Let us admit that we are totally out of our depth in talking about the resurrection of Jesus, because it was a divine initiative. The best place to start is from God’s viewpoint. God’s question was: ‘How can we get across to the disciples that divine love conquers even death, and that Jesus will bring people through death into eternal life and joy?’
The disciples had seen that Jesus had brought several people back to life -the widow’s son, Jairus’ daughter and Lazarus. This gave them some hope about death. But now Jesus himself was dead. Death seemed to have conquered him. To be brought to believe that in his dying, Jesus had overcome our death, the disciples would need a great deal of convincing.
So the divine Persons decide that the risen Jesus – the same, yet different – will encounter the shocked and hopeless disciples. He will meet them in their ordinary lives and gently draw the veil. Gradually they will recognise him. They will realise that he has come back to them, to bring them – and you and me – into the divine dimension of reality where he himself is.

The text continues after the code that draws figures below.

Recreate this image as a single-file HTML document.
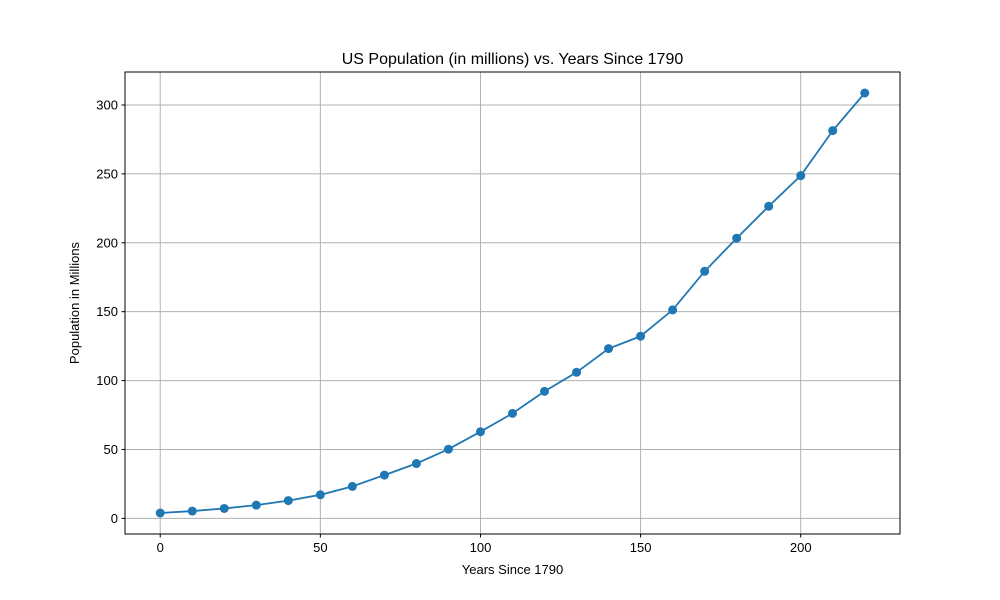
<!DOCTYPE html>
<html><head><meta charset="utf-8"><style>
html,body{margin:0;padding:0;background:#fff;}
svg{display:block;font-family:"Liberation Sans","DejaVu Sans",sans-serif;}
</style></head><body>
<svg id="chart" width="1000" height="600">
<text x="512.5" y="64" text-anchor="middle" font-size="16">US Population (in millions) vs. Years Since 1790</text>
<text x="512.5" y="574" text-anchor="middle" font-size="13">Years Since 1790</text>
<text transform="translate(79,303) rotate(-90)" text-anchor="middle" font-size="13">Population in Millions</text>
<g id="grid"></g><g id="ticks"></g><g id="series"></g>
<rect x="125" y="72" width="775" height="462" fill="none" stroke="#000" stroke-width="1"/>
</svg>
<script>
const years = [0,10,20,30,40,50,60,70,80,90,100,110,120,130,140,150,160,170,180,190,200,210,220];
const population = [3.9,5.3,7.2,9.6,12.9,17.1,23.2,31.4,39.8,50.2,62.9,76.2,92.2,106.0,123.2,132.2,151.3,179.3,203.3,226.5,248.7,281.4,308.7];
const xTicks = [0,50,100,150,200];
const yTicks = [0,50,100,150,200,250,300];

const L=125,R=900,T=72,B=534;
const xmin=-11,xmax=231,ymin=-11.34,ymax=323.94;
const sx=v=>L+(v-xmin)/(xmax-xmin)*(R-L);
const sy=v=>B-(v-ymin)/(ymax-ymin)*(B-T);
const NS="http://www.w3.org/2000/svg";
function mk(tag,attrs,parent){const e=document.createElementNS(NS,tag);for(const k in attrs)e.setAttribute(k,attrs[k]);parent.appendChild(e);return e;}
const grid=document.getElementById('grid'),ticks=document.getElementById('ticks'),series=document.getElementById('series');

xTicks.forEach(v=>{
  const x=sx(v);
  const g=mk('line',{x1:x,x2:x,y1:T,y2:B,stroke:'#b0b0b0','stroke-width':1},grid);
  
  
  const t=mk('line',{x1:x,x2:x,y1:B,y2:B+3.5,stroke:'#000'},ticks);
  
  
  const l=mk('text',{x:x,y:B+18,'text-anchor':'middle','font-size':13},ticks);
  l.textContent=v;
  
  
});
yTicks.forEach(v=>{
  const y=sy(v);
  const g=mk('line',{x1:L,x2:R,y1:y,y2:y,stroke:'#b0b0b0','stroke-width':1},grid);
  
  
  const t=mk('line',{x1:L-3.5,x2:L,y1:y,y2:y,stroke:'#000'},ticks);
  
  
  const l=mk('text',{x:L-7,y:y+4.5,'text-anchor':'end','font-size':13},ticks);
  l.textContent=v;
  
  
});
const pts=years.map((x,i)=>sx(x)+','+sy(population[i])).join(' ');
const line=mk('polyline',{points:pts,fill:'none',stroke:'#1f77b4','stroke-width':1.8},series);


years.forEach((x,i)=>{
  const c=mk('circle',{cx:sx(x),cy:sy(population[i]),r:4.5,fill:'#1f77b4'},series);
  
  
});
</script>
</body></html>
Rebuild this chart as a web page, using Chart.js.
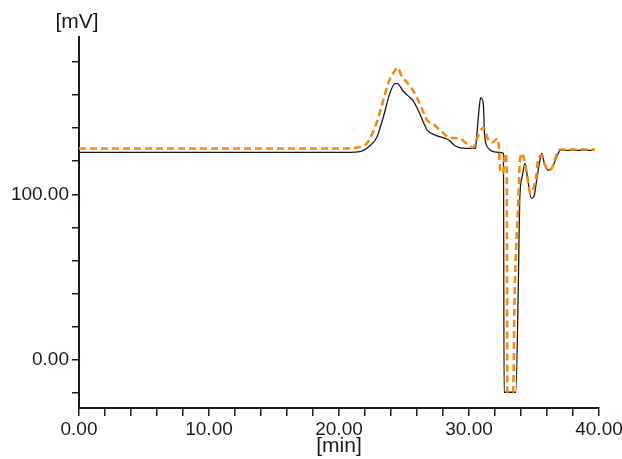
<!DOCTYPE html>
<html>
<head>
<meta charset="utf-8">
<title>Chromatogram</title>
<script src="https://cdn.jsdelivr.net/npm/chart.js@4"></script>
<style>
  html, body { margin: 0; padding: 0; background: #fff; }
  canvas { display: block; }
</style>
</head>
<body>
<canvas id="chromChart" width="622" height="459"></canvas>
<script>
// Detector signal, solid trace (time in min, signal in mV)
const solidTimes = [0, 20, 21.2, 21.8, 22.4, 22.9, 23.4, 23.9, 24.3, 24.5, 24.9, 25.3, 25.7, 26.1, 26.5, 26.8,
  27.5, 28.2, 28.5, 28.8, 29.2, 29.8, 30.5, 30.6, 30.8, 30.9, 31.1, 31.2, 31.5, 31.8, 32.4, 32.65,
  32.7, 33.6, 33.8, 33.9, 34.1, 34.3, 34.5, 34.8, 35.0, 35.2, 35.5, 35.6, 35.8, 36.1, 36.4, 36.8, 37.0, 39.6];
const solidValues = [125.3, 125.3, 125.5, 126.2, 129.5, 134.3, 146.4, 160.8, 166.9, 166.9, 162.7, 159.6, 156.6, 150.6, 143.4, 138.6,
  135.5, 133.7, 132.5, 130.1, 128.3, 127.7, 127.7, 135.5, 153.6, 158.4, 154.8, 135.5, 127.7, 125.9, 125.3, 124.7,
  -19.5, -19.5, 48, 96.4, 111, 118.7, 110, 97.6, 98.8, 108.4, 122.3, 124.7, 118.7, 114.5, 116.3, 123.5, 126.5, 126.5];

// Detector signal, dashed trace
const dashedTimes = [0, 20.1, 21.3, 22.2, 22.6, 23.0, 23.4, 23.8, 24.2, 24.5, 24.8, 25.3, 25.7, 26.1, 26.5, 26.8,
  27.2, 27.8, 28.5, 29.3, 29.8, 30.3, 30.7, 31.1, 31.5, 31.8, 32.2, 32.3, 32.4, 32.6, 32.8, 32.9,
  32.95, 33.4, 33.5, 33.8, 33.9, 34.1, 34.2, 34.5, 34.7, 34.9, 35.2, 35.3, 35.6, 35.8, 36.1, 36.4, 36.8, 37.0, 39.7];
const dashedValues = [127.7, 127.7, 128.2, 131.3, 137.3, 145.8, 156.6, 167.5, 173.5, 176.5, 171.7, 166.9, 162.7, 156.6, 149.4, 144.6,
  142.8, 138.6, 134.3, 133.7, 130.7, 128.3, 135.5, 140.4, 132.5, 131.3, 133.7, 128.3, 114.5, 112.7, 124.7, 114.5,
  -19.5, -19.5, 36, 96.4, 119.3, 124.7, 122.3, 110.2, 100.6, 102.4, 112.7, 120.5, 123.5, 118.7, 114.5, 116.3, 125.3, 127.1, 127.1];

// Axis ranges and labelled ticks
const xMin = 0, xMax = 40, xStep = 2;
const xLabelled = [0, 10, 20, 30, 40];
const yMin = -29, yMax = 195, yStep = 20;
const yLabelled = [0, 100];

const inkColor = '#231815';
const orange = '#ef8c17';
const fontFamily = '"Liberation Sans", Arial, sans-serif';

function toPoints(times, values) {
    return times.map((t, i) => ({ x: t, y: values[i] }));
}

// Unit label above the vertical axis
const unitLabelPlugin = {
    id: 'unitLabel',
    afterDraw(chart) {
        const ctx = chart.ctx;
        const yScale = chart.scales.y;
        ctx.save();
        ctx.font = '21px ' + fontFamily;
        ctx.fillStyle = inkColor;
        ctx.textAlign = 'center';
        ctx.textBaseline = 'middle';
        ctx.fillText('[mV]', yScale.right - 2, yScale.top - 15);
        ctx.restore();
    }
};

const ctx = document.getElementById('chromChart').getContext('2d');
new Chart(ctx, {
    type: 'line',
    data: {
        datasets: [{
            label: 'solid',
            data: toPoints(solidTimes, solidValues),
            borderColor: inkColor,
            borderWidth: 1.3,
            pointRadius: 0,
            cubicInterpolationMode: 'monotone',
            order: 1
        }, {
            label: 'dashed',
            data: toPoints(dashedTimes, dashedValues),
            borderColor: orange,
            borderWidth: 2.6,
            borderDash: [7, 4],
            pointRadius: 0,
            cubicInterpolationMode: 'monotone',
            order: 0
        }]
    },
    options: {
        responsive: false,
        animation: false,
        layout: { padding: { left: 0, right: 23, top: 37, bottom: 0 } },
        plugins: {
            legend: { display: false },
            tooltip: { enabled: false }
        },
        scales: {
            x: {
                type: 'linear',
                min: xMin,
                max: xMax,
                // keep the axis length fixed; the last label may hang past the edge padding
                afterFit(scale) {
                    scale.height = 51;
                    scale.paddingLeft = 0;
                    scale.paddingRight = 0;
                },
                border: { display: true, color: inkColor, width: 2 },
                grid: {
                    drawOnChartArea: false,
                    drawTicks: true,
                    tickLength: 8,
                    color: inkColor,
                    lineWidth: 1.5
                },
                ticks: {
                    stepSize: xStep,
                    autoSkip: false,
                    maxRotation: 0,
                    padding: 2,
                    color: inkColor,
                    font: { family: fontFamily, size: 19 },
                    callback: (value) => xLabelled.includes(value) ? value.toFixed(2) : ''
                },
                title: {
                    display: true,
                    text: '[min]',
                    color: inkColor,
                    font: { family: fontFamily, size: 21 },
                    padding: { top: -8, bottom: 0 }
                }
            },
            y: {
                type: 'linear',
                min: yMin,
                max: yMax,
                afterFit(scale) { scale.width = 79; },
                border: { display: true, color: inkColor, width: 2 },
                grid: {
                    drawOnChartArea: false,
                    drawTicks: true,
                    tickLength: 7,
                    color: inkColor,
                    lineWidth: 1.5
                },
                ticks: {
                    stepSize: yStep,
                    includeBounds: false,
                    autoSkip: false,
                    padding: 3,
                    color: inkColor,
                    font: { family: fontFamily, size: 19 },
                    callback: (value) => yLabelled.includes(value) ? value.toFixed(2) : ''
                }
            }
        }
    },
    plugins: [unitLabelPlugin]
});
</script>
</body>
</html>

The resurrection of Jesus was planned by God, not by disciples who were trying to retain their credibility after the ignominious death of their leader. It was a divine initiative, a bolt from the blue. Caught totally off guard, the disciples only slowly became convinced that something dramatic had happened, and that it changed everything. Their faith in the resurrection of Jesus was based on the encounters they had with him. They tell us that they met him, not once but over and over, in the Garden, in the Upper Room, at the Lakeside, in an Emmaus inn. As for the nature of these encounters between the risen Lord and the disciples, they are outside our experience. But we must not spiritualise the massive realism of these encounters which occurred on the border between God’s world and ours. The world, of course, is not simply ‘ours’ but also God’s.